I'm not intensively following this thread but yes, that How to Solve It book has a big following in the math ed community, which I also frequent, via the Math Forum (not sci.math, after that blow up about Wittgenstein some decade back).
In Synergetics, you get all these interconnecting prefrequency hypertoons that look like they must mean something on the one hand, and then a lot of empirical stuff to wade through on the other. Fuller was always tantalized by twilight zone possibilities and sometimes reached into the mirror pond and grabbed a cosmic fish. Or sometimes the fish just lept out at us: buckyballs, nanotubes...
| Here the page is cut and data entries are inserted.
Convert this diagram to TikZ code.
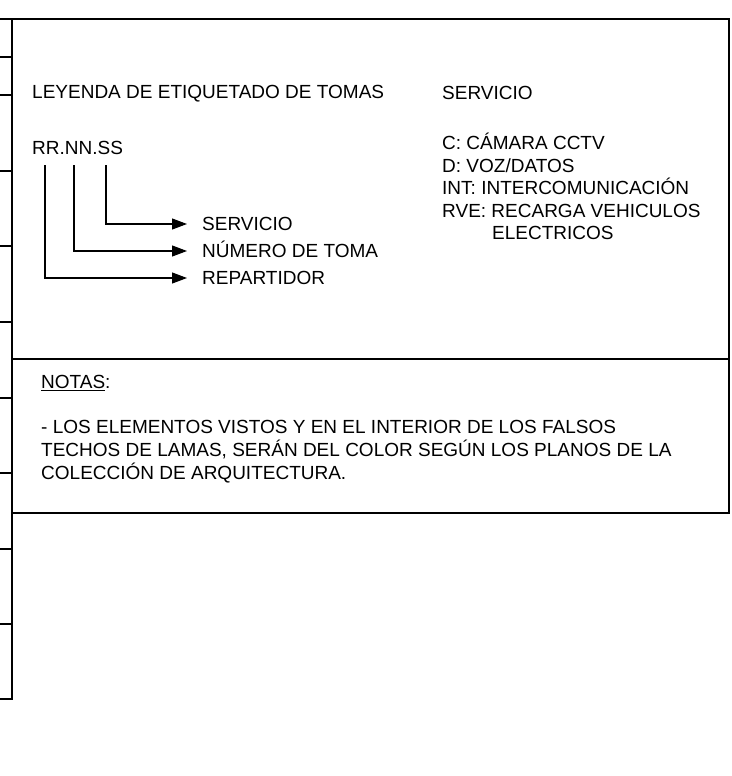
\documentclass[tikz,border=0pt]{standalone}
\usepackage{fontspec}
\setmainfont{Liberation Sans}
\usetikzlibrary{arrows.meta}
\begin{document}
\begin{tikzpicture}[x=1pt,y=-1pt,
  frame/.style={line width=1.8pt, line cap=rect},
  conn/.style={line width=1.5pt, -{Triangle[length=15pt,width=11pt,line width=1pt]}, shorten >=15pt},
  lbl/.style={inner sep=0pt, anchor=west, text height=13.6pt, text depth=0pt,
    font=\fontsize{19}{22.5}\selectfont}]
\useasboundingbox (0,0) rectangle (731,776);
% left strip
\draw[frame] (12,19) -- (12,699);
\foreach \yy in {19,57,95,171,246,322,398,473,549,624,699}
  \draw[frame] (0,\yy) -- (12,\yy);
% box
\draw[frame] (12,19) rectangle (729,513);
\draw[frame] (12,359) -- (729,359);
% legend
\node[lbl] (title) at (32,92) {LEYENDA DE ETIQUETADO DE TOMAS};
\node[lbl] (code) at (32,148) {RR.NN.SS};
\node[lbl] (lserv) at (202,224) {SERVICIO};
\node[lbl] (lnum) at (202,251) {NÚMERO DE TOMA};
\node[lbl] (lrep) at (202,278) {REPARTIDOR};
\coordinate (cr) at (45,165);
\coordinate (cn) at (74,165);
\coordinate (cs) at (106,165);
\draw[conn] (cs) |- (lserv.west);
\draw[conn] (cn) |- (lnum.west);
\draw[conn] (cr) |- (lrep.west);
% service list
\node[lbl] (serv) at (442,93) {SERVICIO};
\node[lbl] (s1) at (442,143) {C: CÁMARA CCTV};
\node[lbl] (s2) at (442,165.5) {D: VOZ/DATOS};
\node[lbl] (s3) at (442,188) {INT: INTERCOMUNICACIÓN};
\node[lbl] (s4) at (442,210.5) {RVE: RECARGA VEHICULOS};
\node[lbl] (s5) at (492,233) {ELECTRICOS};
% notes
\node[lbl] (notas) at (41,382) {\underline{NOTAS}:};
\node[lbl] (n1) at (41,427) {- LOS ELEMENTOS VISTOS Y EN EL INTERIOR DE LOS FALSOS};
\node[lbl] (n2) at (41,450) {TECHOS DE LAMAS, SERÁN DEL COLOR SEGÚN LOS PLANOS DE LA};
\node[lbl] (n3) at (41,473) {COLECCIÓN DE ARQUITECTURA.};
\end{tikzpicture}
\end{document}
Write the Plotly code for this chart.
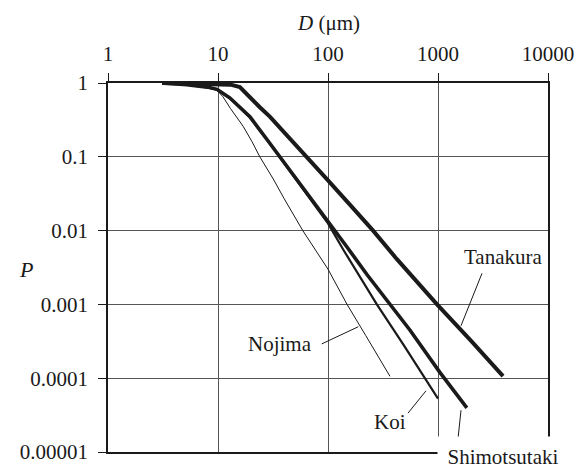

I've always advertised my willingness to just watch the cartoons, and not worry overmuch about what they're about. I'm into the prefrequency pure geometry of it all, kind of as a test pattern (like on early TV -- dunno who still does those anymore, but using a concentric hierarchy with jitterbug would make a fine "screen saver" and I'm surprised no hippie has broadcast one yet). Then you've got the physics crowd, which wants to map whatsons to the A and B particles or combinations thereof. I've never been much of a CERN head myself -- philosophy major, more into memes than mesons. In Synergetics 2, the T->E particle transform is what "popped the balloon" twixt material and radiant energy (a very fine line).
Just getting clear on the cartoons has taken awhile, and there's a lot more to go. But I'm glad to see us swinging back towards visualizations just as movies like Cars prove once and for all that
computer assisted cartooning has a bright future. Greater Portland is getting into that market, with Nike's Phil Knight leading the charge (actually, he's continuing a lineage -- Will Vinton Studios helped get the ball rolling, plus we've always been a mecca for cartoonists). A claymation concentric hierarchy: I can see it now [holding fingers in a frame shape].